More on the tiger later.

I’ve been interested in Glyn for a while, as I would be in any wildly successful author who successfully re-invented the form. Glyn was born in Jersey— the one in the English Channel— as a daughter of the upper middle classes, and married in 1892. Her husband wasn’t exactly an aristocrat, but had access to the upper classes, who were in their Proud Tower heyday. An aristocrat— one with money, anyway— was pretty much allowed to do anything, provided it wasn’t done in the street and frightened the horses. Glyn was at home in this milieu. She found her husband disappointing and had affaires.

By 1908 her husband was also bankrupt, and Glyn was forced to turn to her pen in order to support herself and her daughters. She’d written novels previously, but apparently more as a hobby. Now she produced Three Weeks, which became a scandalous success and sold millions of copies.

It was about a middle-aged royal who finds herself disappointed in her husband and who takes a three-week vacation in order to tutor a younger man in the arts of love, complete with all the appropriate props, the rose petals and pearls, etc. The book includes a famous scene in which the heroine rubs one out on top of a stuffed tiger. The book was such a success that it got Glyn invited to the Russian court.

It also immortalized her with a piece of doggerel, supposedly written by Bernard Shaw.

Would you like to sin

With Elinor Glyn

On a Tiger Skin?

Or would you prefer

To err

With Her

On some other fur?

More importantly it and her subsequent work (Saint or Satyr? When His Hour Came, The Man and the Moment, etc.) got her invited to Hollywood in 1920, where she found herself employed to teach movie people how to be stylish and sexy, preferably at the same time. Glyn’s upper-class accent, cosmopolitan savoir-faire, and impeccable style positioned her to be the glamorous grande dame capable of teaching her often uncouth, very young co-workers how to concoct sexy stories that made audiences swoon the world over, without getting the moral reformers too worked up.

Glyn’s earliest proteges included glamour queen [Gloria] Swanson, “It Girl” Clara Bow (Glyn’s tag), the great “Latin Lover” (as the press called him) Rudolph Valentino, and John Gilbert, who Glyn dubbed the “Black Stallion,” much to his chagrin. (All of these stars feature as characters in Damien Chazelle’s film Babylon, forthcoming in December, starring Margot Robbie, Brad Pitt, and Jean Smart as Elinor Glyn.)

Glyn was fifty-six years old when she arrived in Hollywood and pretty well conquered the place. She wrote film scripts (at that time called “scenarios”), directed a couple of films, and made sure all the props were in place to make the sex scenes glamorous and sophisticated.
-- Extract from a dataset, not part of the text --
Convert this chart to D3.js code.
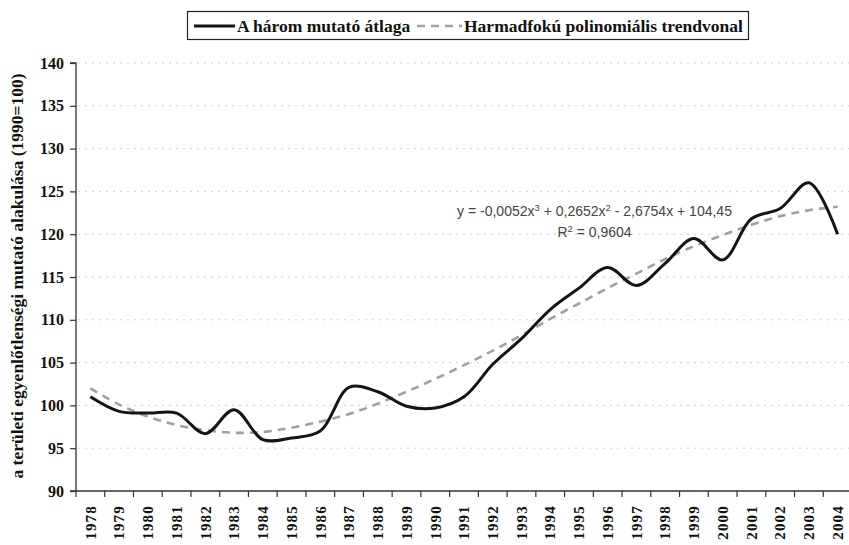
<!DOCTYPE html>
<html>
<head>
<meta charset="utf-8">
<script src="https://cdn.jsdelivr.net/npm/d3@7"></script>
<style>
html,body{margin:0;padding:0;background:#fff;}
svg{display:block;}
.serif{font-family:"Liberation Serif","DejaVu Serif","Times New Roman",serif;font-weight:bold;fill:#111;}
.sans{font-family:"Liberation Sans",Arial,sans-serif;fill:#444;}
</style>
</head>
<body>
<svg id="chart" width="849" height="545"></svg>
<script>
const years = ["1978","1979","1980","1981","1982","1983","1984","1985","1986","1987","1988","1989","1990","1991","1992","1993","1994","1995","1996","1997","1998","1999","2000","2001","2002","2003","2004"];
const average = [101.0,99.3,99.1,99.1,96.7,99.5,96.0,96.2,97.0,102.1,101.6,99.9,99.7,101.0,104.8,107.8,111.2,113.7,116.1,114.0,116.6,119.5,117.0,121.8,123.0,126.0,120.0];
const trend = [102.0,100.1,98.7,97.7,97.1,96.8,96.9,97.4,98.1,99.0,100.2,101.6,103.1,104.7,106.4,108.2,110.1,111.9,113.7,115.4,117.1,118.6,119.9,121.1,122.1,122.8,123.2];
const yTicks = [90,95,100,105,110,115,120,125,130,135,140];
const legendLabels = ["A három mutató átlaga","Harmadfokú polinomiális trendvonal"];
const yTitle = "a területi egyenlőtlenségi mutató alakulása (1990=100)";
const equation = ["y = -0,0052x", "3", " + 0,2652x", "2", " - 2,6754x + 104,45"];
const rSquared = ["R", "2", " = 0,9604"];

(function () {
const svg = d3.select("#chart");
const pLeft = 76, pRight = 852, pTop = 63, pBottom = 491;

const x = d3.scaleBand().domain(years).range([pLeft, pRight]).padding(0);
const y = d3.scaleLinear().domain([90, 140]).range([pBottom, pTop]);

svg.append("g").selectAll("line").data(yTicks.filter(d => d > 90)).join("line")
  .attr("x1", pLeft + 2).attr("x2", pRight)
  .attr("y1", d => y(d)).attr("y2", d => y(d))
  .attr("stroke", "#cfcfcf").attr("stroke-width", 1).attr("stroke-dasharray", "2,5");

const yAxis = svg.append("g").attr("transform", `translate(${pLeft},0)`)
  .call(d3.axisLeft(y).tickValues(yTicks).tickSize(6).tickPadding(6).tickFormat(d3.format("d")));
yAxis.attr("font-family", null).attr("font-size", null);
yAxis.select(".domain").attr("stroke", "#333").attr("stroke-width", 1.3).attr("d", `M-6,${pTop}H0V${pBottom}H-6`);
yAxis.selectAll(".tick line").attr("stroke", "#333").attr("stroke-width", 1.2);
yAxis.selectAll("text").attr("class", "serif").attr("fill", null).style("font-size", "16px");

const xAxis = svg.append("g").attr("transform", `translate(0,${pBottom})`);
xAxis.append("line").attr("x1", pLeft).attr("x2", pRight).attr("y1", 0).attr("y2", 0)
  .attr("stroke", "#333").attr("stroke-width", 1.3);
xAxis.selectAll("line.tk").data(years).join("line").attr("class", "tk")
  .attr("x1", d => x(d)).attr("x2", d => x(d)).attr("y1", 0).attr("y2", 6)
  .attr("stroke", "#333").attr("stroke-width", 1.2);
xAxis.selectAll("text").data(years).join("text")
  .attr("class", "serif")
  .attr("transform", d => `translate(${x(d) + x.bandwidth() / 2},14) rotate(-90)`)
  .attr("text-anchor", "end").attr("dy", "0.35em")
  .style("font-size", "15px").style("letter-spacing", "1.2px")
  .text(d => d);

svg.append("text").attr("class", "serif")
  .attr("transform", `translate(17,276) rotate(-90)`)
  .attr("text-anchor", "middle").attr("dy", "0.35em")
  .style("font-size", "17.5px")
  .text(yTitle);

const cx = d => x(d) + x.bandwidth() / 2;

const line = d3.line().x((d, i) => cx(years[i])).y(d => y(d)).curve(d3.curveCatmullRom.alpha(0.5));
svg.append("path").datum(trend).attr("d", line)
  .attr("fill", "none").attr("stroke", "#a0a0a0").attr("stroke-width", 2.6).attr("stroke-dasharray", "8,6");

svg.append("path").datum(average).attr("d", line)
  .attr("fill", "none").attr("stroke", "#141414").attr("stroke-width", 3).attr("stroke-linejoin", "round");

function supText(parts, px, py) {
  const t = svg.append("text").attr("class", "sans").attr("x", px).attr("y", py).attr("text-anchor", "middle")
    .style("font-size", "14px");
  parts.forEach((p, i) => {
    if (i % 2 === 1) t.append("tspan").attr("dy", -5).style("font-size", "9.5px").text(p);
    else t.append("tspan").attr("dy", i === 0 ? 0 : 5).text(p);
  });
}
supText(equation, 594.5, 216);
supText(rSquared, 594.5, 237);

const lg = svg.append("g");
lg.append("rect").attr("x", 187.5).attr("y", 11.5).attr("width", 561).attr("height", 28)
  .attr("fill", "#fff").attr("stroke", "#222").attr("stroke-width", 1.2);
lg.append("line").attr("x1", 194).attr("x2", 235).attr("y1", 26).attr("y2", 26)
  .attr("stroke", "#141414").attr("stroke-width", 3);
lg.append("text").attr("class", "serif").attr("x", 237).attr("y", 31.5).style("font-size", "17.5px").text(legendLabels[0]);
lg.append("line").attr("x1", 417).attr("x2", 462).attr("y1", 26).attr("y2", 26)
  .attr("stroke", "#a0a0a0").attr("stroke-width", 2.6).attr("stroke-dasharray", "8,6");
lg.append("text").attr("class", "serif").attr("x", 464).attr("y", 31.5).style("font-size", "17.5px").text(legendLabels[1]);
})();
</script>
</body>
</html>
The tiger skin got a real workout.

By the 1920s, “if a director wanted to show that one of the characters in his film was leading a racy life, all he had to do was show her holding a copy of Three Weeks in her lap…just holding the book was enough to tag her as independent and modern,” a silent-era film archivist observed, explaining why Ohio censored a Disney cartoon in 1930 for showing Clara Bell, the cow, in a field reading Glyn’s “bad book.”

Glyn was also on William Randolph Hearst’s yacht on the infamous occasion in which Hearst, aiming at Charlie Chaplin, allegedly shot and killed producer Thomas Ince. (The story seems not to be remotely true, but it made a successful Peter Bogdanovich film, The Cat’s Meow, with Joanna Lumley as Glyn.)
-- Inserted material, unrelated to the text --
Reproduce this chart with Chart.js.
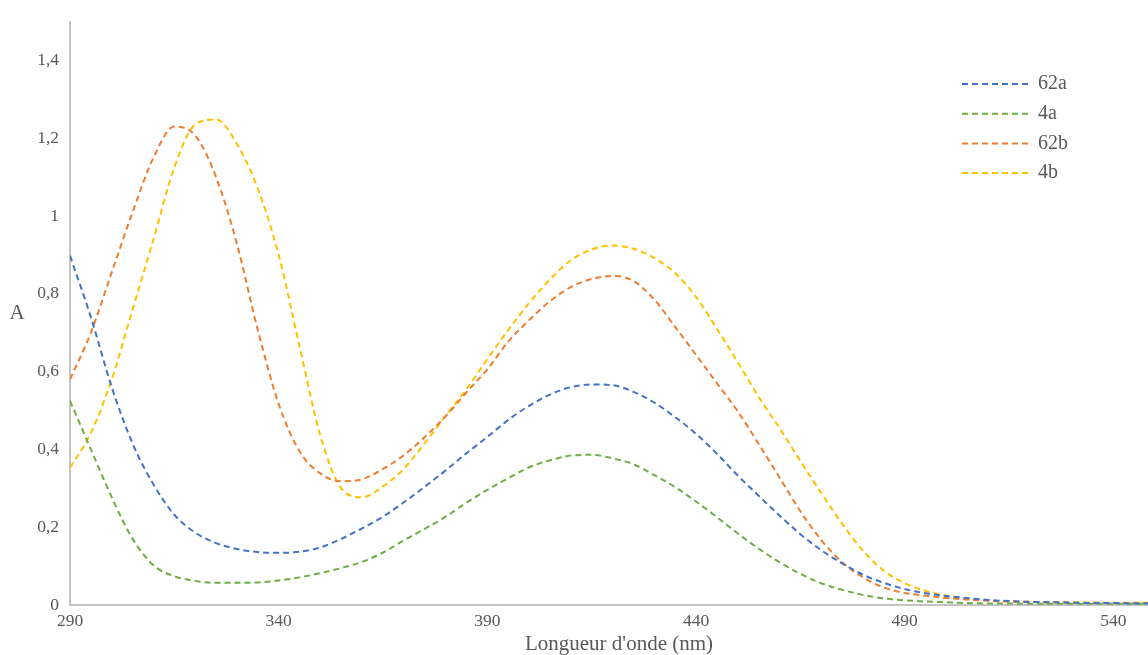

In the 1920s Hollywood needed someone like Glyn to supervise and validate their product. Now it’s Hollywood that does the validation— you’re nobody unless Hollywood needs you, or at least turns you into a running gag on the Tonight Show.

I’m not sure that the modern writers who use the tropes that Glyn pioneered could match her in sophistication. They mention a lot of brand names, but no matter how many Louboutins you give to your heroine, it’s not going to get you invited to the Russian court, is it?

I see that I can get 18 Elinor Glyn novels for 99 cents on Amazon, but I’m not sure they’re exactly my thing. The biography sounds like a lot of fun, though.

Jim Janney August 7, 2022 at 11:23 am

There’s a short story by, I think, John Collier, that involves some wishes and Cleopatra saying “well, here I am on a tiger skin rug again.” I never knew where the trope came from.

Robert N Sulentic August 16, 2022 at 8:54 pm

I went and found the 18 Glyn novels for 99 cents, and Holy Kalmuck bodyguards, they are all that. Well, at least “Three Weeks” is. Especially since that novel is rumored to be based on part her affair with a 16 year old!!